Futures Wednesday continued to bounce off the walls of the trading range that has been in place for the last two weeks, and traders said that it would take an unexpected weather event or unusual storage figure to get the futures moving one way or the other. November futures fell 6.7 cents to $6.777 after trading as high as $6.970 in electronic trading and December fell 11.1 cents to $6.977. December crude oil tumbled $5.43 to $66.75.

New York floor traders see the market “at value.” According to Integrity Energy trader John Woods, “The market is just trading sideways. It gets to the $6.90s; it looks like it’s going to $7, and it ends up in its range from $6.55 to $6.95. We need weather,” he said. “The market is fixated on this trading range, and it has been traded so many times someone would be hard-pressed to put in a stop loss order expecting the market to break beyond the range.”

One factor that could break the market out of its lethargy would be an inventory report far removed from expectations. “If you get some crazy [Energy Information Administration] number that will do something for the market,” said Woods. “You have to get something totally out of the norm, either way, but plus-or-minus 5 Bcf either way isn’t going to make much difference.”

Crazy or not, a Reuters poll of 22 industry observers revealed an expected injection in Thursday’s 10:35 a.m.

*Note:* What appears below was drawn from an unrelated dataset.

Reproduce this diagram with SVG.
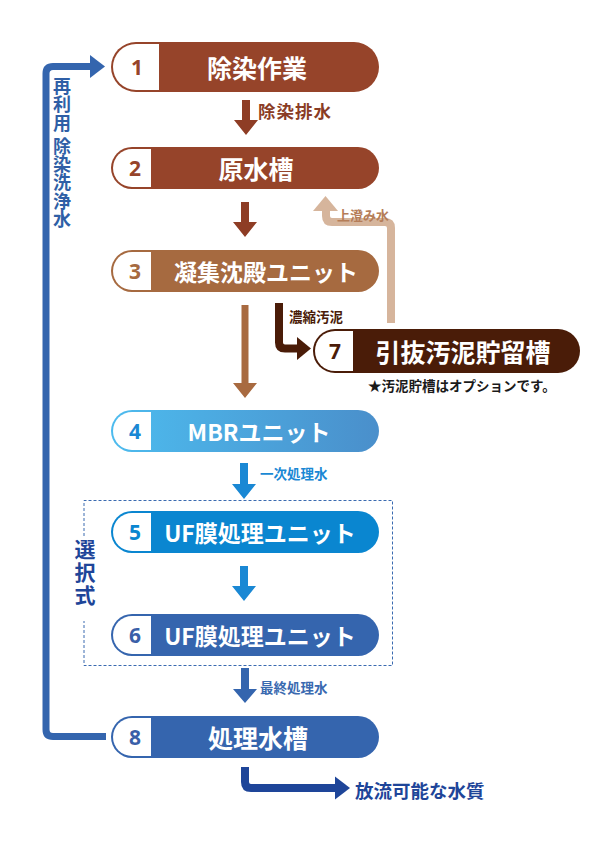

EDT release of inventory figures to show a build of 76 Bcf. A similar Bloomberg survey of 13 analysts showed a median 75 Bcf build. These figures will be compared to last year’s 60 Bcf build for the week and a five-year average injection of 62 Bcf.

Others aren’t so concerned with storage. “Storage is a big nonevent, I don’t know why we pay attention to it,” said Ed Kennedy, senior vice president at Hencorp Becstone Futures, Miami. “It gets filled every year. Whatever the utilities decide they want in storage is what the [final] number will be. You can shut in production like you did in 2005 [post-Katrina] and you will fill storage. Why pay attention from week to week?” he asked.

Weather-wise Kennedy noted that “there will be snow in Tennessee, but that will be a short term event. Looking out to November most independent forecasters are saying above normal a couple of degrees, no great shakes, but you are talking Chamber of Commerce weather with slightly reduced electrical demand. That to me means we are going to stay in the $6.50 to $7.50 trading range.”

Even if there were a prolonged bout of cold weather “buyers will go to the cash market, and that will be reflected to a greater or lesser degree in the futures. Something developing in the tropics is a long shot,” he said.

One factor that doesn’t seem like much of a long shot is a short-term incursion of cold weather. “Temps will be falling to below average across the eastern half of the U.S. in the coming days and will stay there for the weekend,” said private meteorologist John Dee in a morning report. He added that a “reinforcing shot of cool air” is likely to send temperatures even more below average in the eastern United States for early next week. In his forecast he says temperatures in the West will warm to above average in the coming days and stay there into much of next week. “The cooler than average temps in the East will lead to higher than average demands for heating energy across all of the Northeast U.S. and most of the Midwest, although it is too early in the season to be generating demand levels that are too substantial.”